*Stated problem*. Print the listing from its top line through the line containing "cycles = list(range(1, 101))", nothing more, and leave out the pictures.

*Stored data*.
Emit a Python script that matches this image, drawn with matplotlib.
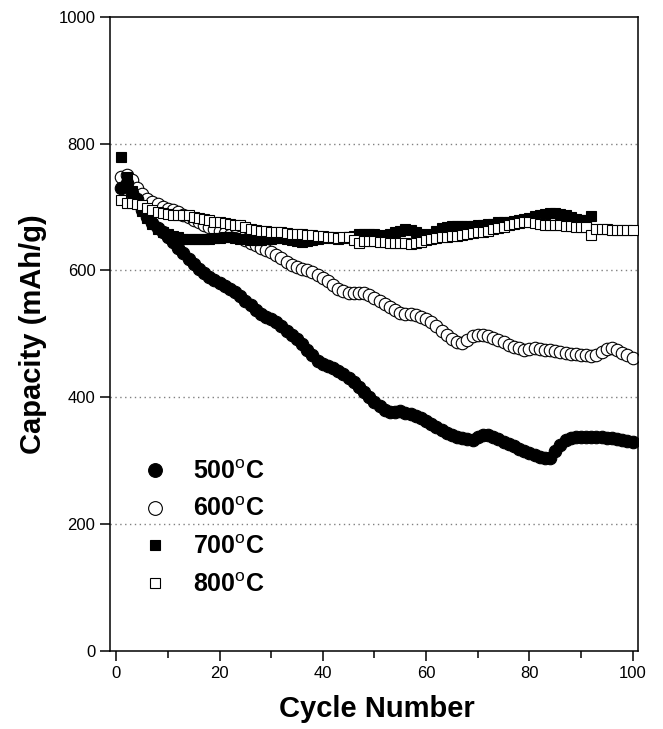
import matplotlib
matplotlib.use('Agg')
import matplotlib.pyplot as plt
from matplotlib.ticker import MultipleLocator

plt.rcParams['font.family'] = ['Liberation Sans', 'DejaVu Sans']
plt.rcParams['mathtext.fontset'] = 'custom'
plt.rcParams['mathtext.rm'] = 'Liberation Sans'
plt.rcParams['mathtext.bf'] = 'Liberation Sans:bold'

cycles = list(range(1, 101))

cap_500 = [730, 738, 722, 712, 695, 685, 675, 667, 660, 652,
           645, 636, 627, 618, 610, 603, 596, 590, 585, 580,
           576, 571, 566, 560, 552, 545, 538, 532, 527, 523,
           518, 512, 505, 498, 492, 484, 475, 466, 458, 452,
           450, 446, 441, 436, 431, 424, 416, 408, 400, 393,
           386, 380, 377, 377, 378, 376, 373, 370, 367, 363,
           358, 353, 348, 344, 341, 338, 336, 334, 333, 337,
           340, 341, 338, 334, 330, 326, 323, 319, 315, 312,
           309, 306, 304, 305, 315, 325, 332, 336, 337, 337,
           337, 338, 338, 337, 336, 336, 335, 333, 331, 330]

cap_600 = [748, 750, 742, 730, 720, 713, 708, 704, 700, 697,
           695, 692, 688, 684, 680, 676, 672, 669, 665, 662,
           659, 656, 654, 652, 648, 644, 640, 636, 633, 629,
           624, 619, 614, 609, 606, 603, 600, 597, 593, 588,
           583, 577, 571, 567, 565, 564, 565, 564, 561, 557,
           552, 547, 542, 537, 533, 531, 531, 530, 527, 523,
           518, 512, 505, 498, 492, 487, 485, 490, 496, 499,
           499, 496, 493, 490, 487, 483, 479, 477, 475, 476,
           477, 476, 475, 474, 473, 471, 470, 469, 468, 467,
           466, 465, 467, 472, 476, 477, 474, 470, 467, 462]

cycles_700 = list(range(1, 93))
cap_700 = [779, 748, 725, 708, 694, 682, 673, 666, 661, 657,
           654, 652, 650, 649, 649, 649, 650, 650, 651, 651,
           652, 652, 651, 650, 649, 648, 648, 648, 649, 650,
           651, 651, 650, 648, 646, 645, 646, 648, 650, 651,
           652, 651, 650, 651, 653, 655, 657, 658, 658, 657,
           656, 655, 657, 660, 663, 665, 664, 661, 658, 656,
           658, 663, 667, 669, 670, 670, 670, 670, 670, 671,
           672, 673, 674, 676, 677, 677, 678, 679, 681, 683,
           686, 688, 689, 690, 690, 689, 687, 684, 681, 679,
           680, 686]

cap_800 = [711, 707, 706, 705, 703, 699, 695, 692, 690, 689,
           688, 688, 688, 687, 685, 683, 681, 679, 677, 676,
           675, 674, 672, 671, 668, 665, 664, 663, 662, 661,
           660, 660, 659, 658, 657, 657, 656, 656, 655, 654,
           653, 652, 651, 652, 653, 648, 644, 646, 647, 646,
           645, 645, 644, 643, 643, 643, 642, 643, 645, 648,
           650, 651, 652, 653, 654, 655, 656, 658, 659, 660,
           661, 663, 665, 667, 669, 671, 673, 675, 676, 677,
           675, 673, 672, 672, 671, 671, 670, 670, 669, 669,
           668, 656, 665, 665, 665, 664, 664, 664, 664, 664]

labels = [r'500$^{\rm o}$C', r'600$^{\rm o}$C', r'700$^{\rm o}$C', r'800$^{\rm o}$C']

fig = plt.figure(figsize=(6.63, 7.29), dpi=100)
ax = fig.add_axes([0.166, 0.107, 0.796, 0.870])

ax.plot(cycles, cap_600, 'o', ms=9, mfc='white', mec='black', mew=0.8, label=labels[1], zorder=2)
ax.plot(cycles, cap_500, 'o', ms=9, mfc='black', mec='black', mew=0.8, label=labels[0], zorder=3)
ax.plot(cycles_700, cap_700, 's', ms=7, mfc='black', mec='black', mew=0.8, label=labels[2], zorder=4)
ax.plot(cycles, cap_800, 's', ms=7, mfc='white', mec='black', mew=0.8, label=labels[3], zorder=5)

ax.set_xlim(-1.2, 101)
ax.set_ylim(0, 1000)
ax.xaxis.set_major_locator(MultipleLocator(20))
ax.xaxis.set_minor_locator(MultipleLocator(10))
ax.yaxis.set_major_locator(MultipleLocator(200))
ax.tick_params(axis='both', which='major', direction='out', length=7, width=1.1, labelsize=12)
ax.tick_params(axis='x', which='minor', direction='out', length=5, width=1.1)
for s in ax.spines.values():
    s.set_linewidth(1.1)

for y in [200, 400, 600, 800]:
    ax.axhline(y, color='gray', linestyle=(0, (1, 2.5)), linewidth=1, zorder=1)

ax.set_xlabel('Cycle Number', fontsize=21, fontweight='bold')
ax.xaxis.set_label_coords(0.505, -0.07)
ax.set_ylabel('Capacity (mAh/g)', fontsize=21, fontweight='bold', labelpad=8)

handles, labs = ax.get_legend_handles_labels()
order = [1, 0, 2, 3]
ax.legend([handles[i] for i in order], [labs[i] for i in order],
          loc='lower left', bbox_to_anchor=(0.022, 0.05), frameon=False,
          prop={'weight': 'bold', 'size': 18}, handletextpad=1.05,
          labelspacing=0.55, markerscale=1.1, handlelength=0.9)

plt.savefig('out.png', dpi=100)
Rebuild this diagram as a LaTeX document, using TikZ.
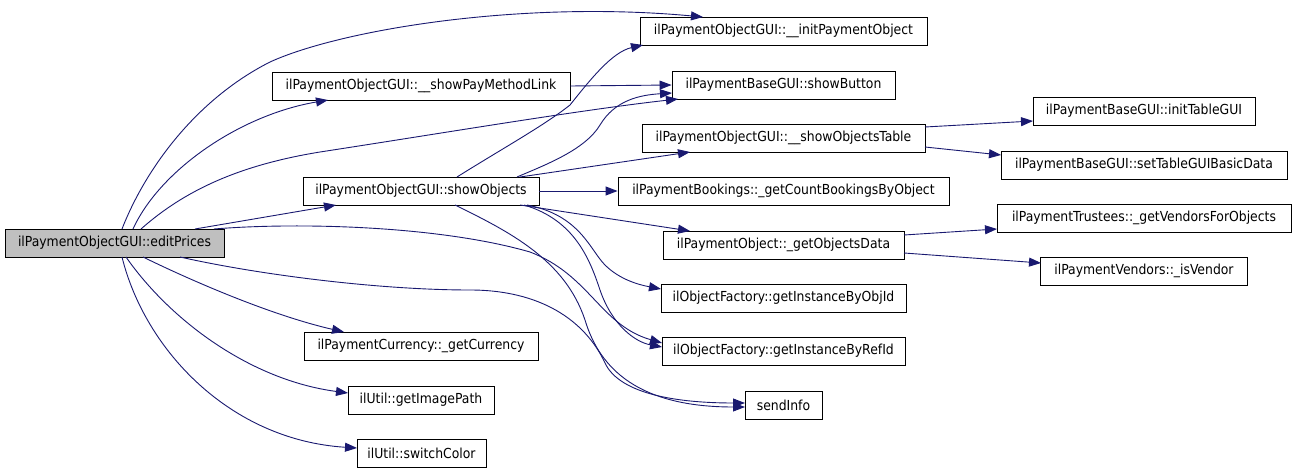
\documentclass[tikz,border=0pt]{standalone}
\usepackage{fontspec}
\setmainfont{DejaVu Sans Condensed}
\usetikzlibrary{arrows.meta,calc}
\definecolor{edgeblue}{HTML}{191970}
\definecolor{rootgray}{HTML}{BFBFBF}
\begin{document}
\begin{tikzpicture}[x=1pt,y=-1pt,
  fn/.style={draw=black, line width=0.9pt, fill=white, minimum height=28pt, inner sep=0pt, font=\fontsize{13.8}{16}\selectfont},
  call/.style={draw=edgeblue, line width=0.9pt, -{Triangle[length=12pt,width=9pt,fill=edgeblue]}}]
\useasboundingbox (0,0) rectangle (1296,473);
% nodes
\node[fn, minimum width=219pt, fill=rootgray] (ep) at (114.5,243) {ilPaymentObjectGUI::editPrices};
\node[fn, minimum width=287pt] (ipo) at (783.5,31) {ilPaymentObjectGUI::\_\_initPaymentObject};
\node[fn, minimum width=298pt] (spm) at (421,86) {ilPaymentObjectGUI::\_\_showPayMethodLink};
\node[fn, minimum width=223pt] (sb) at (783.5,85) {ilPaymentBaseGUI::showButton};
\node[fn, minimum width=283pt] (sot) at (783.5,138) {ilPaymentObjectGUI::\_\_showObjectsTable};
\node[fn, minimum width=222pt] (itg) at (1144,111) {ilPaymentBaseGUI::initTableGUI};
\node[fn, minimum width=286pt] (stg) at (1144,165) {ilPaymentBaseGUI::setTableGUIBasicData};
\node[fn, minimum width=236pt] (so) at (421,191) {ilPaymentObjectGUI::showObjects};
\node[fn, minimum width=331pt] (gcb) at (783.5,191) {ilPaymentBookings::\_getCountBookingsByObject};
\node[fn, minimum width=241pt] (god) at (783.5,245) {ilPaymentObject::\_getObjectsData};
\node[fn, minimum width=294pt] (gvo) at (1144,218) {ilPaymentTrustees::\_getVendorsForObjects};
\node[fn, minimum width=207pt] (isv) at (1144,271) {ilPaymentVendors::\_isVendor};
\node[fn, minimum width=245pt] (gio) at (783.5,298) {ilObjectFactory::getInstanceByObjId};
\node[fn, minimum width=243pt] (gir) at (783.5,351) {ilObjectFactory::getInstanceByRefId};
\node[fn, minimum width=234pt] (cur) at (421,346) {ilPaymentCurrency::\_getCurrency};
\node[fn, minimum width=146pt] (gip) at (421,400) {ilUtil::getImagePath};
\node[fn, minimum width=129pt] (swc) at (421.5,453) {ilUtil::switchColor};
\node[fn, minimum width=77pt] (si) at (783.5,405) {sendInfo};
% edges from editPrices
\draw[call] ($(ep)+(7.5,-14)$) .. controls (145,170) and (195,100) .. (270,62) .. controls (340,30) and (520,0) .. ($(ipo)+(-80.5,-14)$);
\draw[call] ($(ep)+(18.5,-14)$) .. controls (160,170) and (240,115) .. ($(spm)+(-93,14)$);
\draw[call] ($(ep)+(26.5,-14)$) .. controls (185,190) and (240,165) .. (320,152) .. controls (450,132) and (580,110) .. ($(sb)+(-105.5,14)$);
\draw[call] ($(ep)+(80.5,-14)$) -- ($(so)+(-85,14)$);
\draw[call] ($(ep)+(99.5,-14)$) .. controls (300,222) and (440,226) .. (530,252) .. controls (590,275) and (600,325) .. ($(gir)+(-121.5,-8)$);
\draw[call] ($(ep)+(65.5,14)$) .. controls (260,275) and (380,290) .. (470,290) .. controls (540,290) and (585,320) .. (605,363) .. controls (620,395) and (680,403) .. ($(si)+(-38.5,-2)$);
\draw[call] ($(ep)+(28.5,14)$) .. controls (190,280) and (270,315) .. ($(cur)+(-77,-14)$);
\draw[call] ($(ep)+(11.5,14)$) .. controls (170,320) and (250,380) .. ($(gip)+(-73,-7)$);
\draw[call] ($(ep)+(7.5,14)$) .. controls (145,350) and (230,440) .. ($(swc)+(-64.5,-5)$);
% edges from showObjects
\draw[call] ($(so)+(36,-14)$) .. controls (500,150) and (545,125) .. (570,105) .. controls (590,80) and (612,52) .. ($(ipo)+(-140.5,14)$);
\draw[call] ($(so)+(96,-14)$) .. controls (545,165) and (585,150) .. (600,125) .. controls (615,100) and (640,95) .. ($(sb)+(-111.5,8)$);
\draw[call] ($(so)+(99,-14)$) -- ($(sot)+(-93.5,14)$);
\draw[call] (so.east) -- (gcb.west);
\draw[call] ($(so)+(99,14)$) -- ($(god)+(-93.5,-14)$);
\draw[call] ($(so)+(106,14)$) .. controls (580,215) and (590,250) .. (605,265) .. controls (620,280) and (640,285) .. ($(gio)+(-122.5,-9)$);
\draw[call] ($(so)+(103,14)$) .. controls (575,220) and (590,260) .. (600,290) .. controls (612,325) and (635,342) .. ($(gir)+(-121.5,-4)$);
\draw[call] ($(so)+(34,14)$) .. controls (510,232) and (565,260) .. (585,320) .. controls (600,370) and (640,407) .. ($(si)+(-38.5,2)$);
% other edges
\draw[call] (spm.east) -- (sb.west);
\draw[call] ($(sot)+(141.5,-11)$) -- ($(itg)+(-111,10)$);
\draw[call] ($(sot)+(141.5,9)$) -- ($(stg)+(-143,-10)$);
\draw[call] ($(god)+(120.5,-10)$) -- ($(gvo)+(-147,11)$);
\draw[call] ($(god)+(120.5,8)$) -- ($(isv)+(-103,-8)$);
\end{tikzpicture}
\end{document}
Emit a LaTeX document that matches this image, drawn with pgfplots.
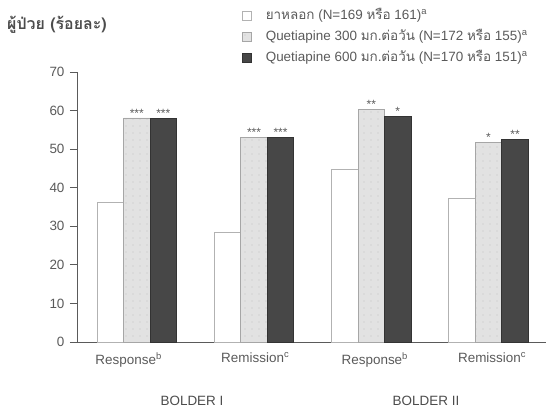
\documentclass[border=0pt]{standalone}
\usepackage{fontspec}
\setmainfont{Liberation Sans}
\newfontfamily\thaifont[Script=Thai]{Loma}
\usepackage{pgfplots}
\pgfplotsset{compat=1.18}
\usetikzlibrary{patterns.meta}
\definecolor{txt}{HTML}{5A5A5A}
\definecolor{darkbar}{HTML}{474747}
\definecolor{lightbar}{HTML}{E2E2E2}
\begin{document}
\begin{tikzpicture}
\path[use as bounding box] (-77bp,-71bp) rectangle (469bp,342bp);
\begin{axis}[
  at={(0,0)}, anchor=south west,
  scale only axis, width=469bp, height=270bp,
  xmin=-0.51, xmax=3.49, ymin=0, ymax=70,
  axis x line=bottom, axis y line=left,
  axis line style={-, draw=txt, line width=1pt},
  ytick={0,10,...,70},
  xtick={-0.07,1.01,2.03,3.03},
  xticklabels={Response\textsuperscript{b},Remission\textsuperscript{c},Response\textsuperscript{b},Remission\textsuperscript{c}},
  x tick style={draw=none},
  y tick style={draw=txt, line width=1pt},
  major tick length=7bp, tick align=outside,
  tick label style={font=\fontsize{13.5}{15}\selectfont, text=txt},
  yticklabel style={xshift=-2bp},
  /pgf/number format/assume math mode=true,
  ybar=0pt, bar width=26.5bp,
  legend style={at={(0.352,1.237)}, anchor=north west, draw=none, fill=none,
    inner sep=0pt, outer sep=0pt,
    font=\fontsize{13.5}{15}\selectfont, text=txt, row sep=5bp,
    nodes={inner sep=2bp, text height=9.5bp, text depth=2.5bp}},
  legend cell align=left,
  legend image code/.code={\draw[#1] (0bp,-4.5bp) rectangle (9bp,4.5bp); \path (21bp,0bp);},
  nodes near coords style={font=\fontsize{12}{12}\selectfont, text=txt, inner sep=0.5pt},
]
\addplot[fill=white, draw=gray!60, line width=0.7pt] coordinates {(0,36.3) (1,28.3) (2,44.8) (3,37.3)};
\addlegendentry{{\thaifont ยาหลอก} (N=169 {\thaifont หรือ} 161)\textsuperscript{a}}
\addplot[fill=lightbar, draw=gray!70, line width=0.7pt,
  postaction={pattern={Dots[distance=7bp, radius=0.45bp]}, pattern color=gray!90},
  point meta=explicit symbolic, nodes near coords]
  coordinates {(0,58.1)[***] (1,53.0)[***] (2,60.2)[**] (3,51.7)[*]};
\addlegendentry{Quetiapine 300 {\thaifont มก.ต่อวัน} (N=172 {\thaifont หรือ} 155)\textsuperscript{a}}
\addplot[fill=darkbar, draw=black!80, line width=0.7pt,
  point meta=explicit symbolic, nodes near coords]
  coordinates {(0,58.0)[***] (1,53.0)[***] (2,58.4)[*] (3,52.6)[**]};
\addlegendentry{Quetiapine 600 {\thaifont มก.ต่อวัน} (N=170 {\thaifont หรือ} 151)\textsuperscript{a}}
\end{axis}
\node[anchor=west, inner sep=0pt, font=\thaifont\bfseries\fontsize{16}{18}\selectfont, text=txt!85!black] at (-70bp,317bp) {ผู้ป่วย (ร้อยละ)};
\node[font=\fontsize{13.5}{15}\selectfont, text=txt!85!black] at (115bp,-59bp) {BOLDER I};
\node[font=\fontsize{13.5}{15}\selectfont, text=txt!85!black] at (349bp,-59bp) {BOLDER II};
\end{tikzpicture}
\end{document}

*Task result*.
Emit a Python script that matches this image, drawn with matplotlib.
import matplotlib
matplotlib.use('Agg')
import matplotlib.pyplot as plt
from matplotlib.ticker import MultipleLocator

plt.rcParams['font.family'] = ['Liberation Sans', 'DejaVu Sans']
plt.rcParams['mathtext.fontset'] = 'custom'
plt.rcParams['mathtext.rm'] = 'Liberation Sans'
plt.rcParams['mathtext.bf'] = 'Liberation Sans:bold'

cycles = list(range(1, 101))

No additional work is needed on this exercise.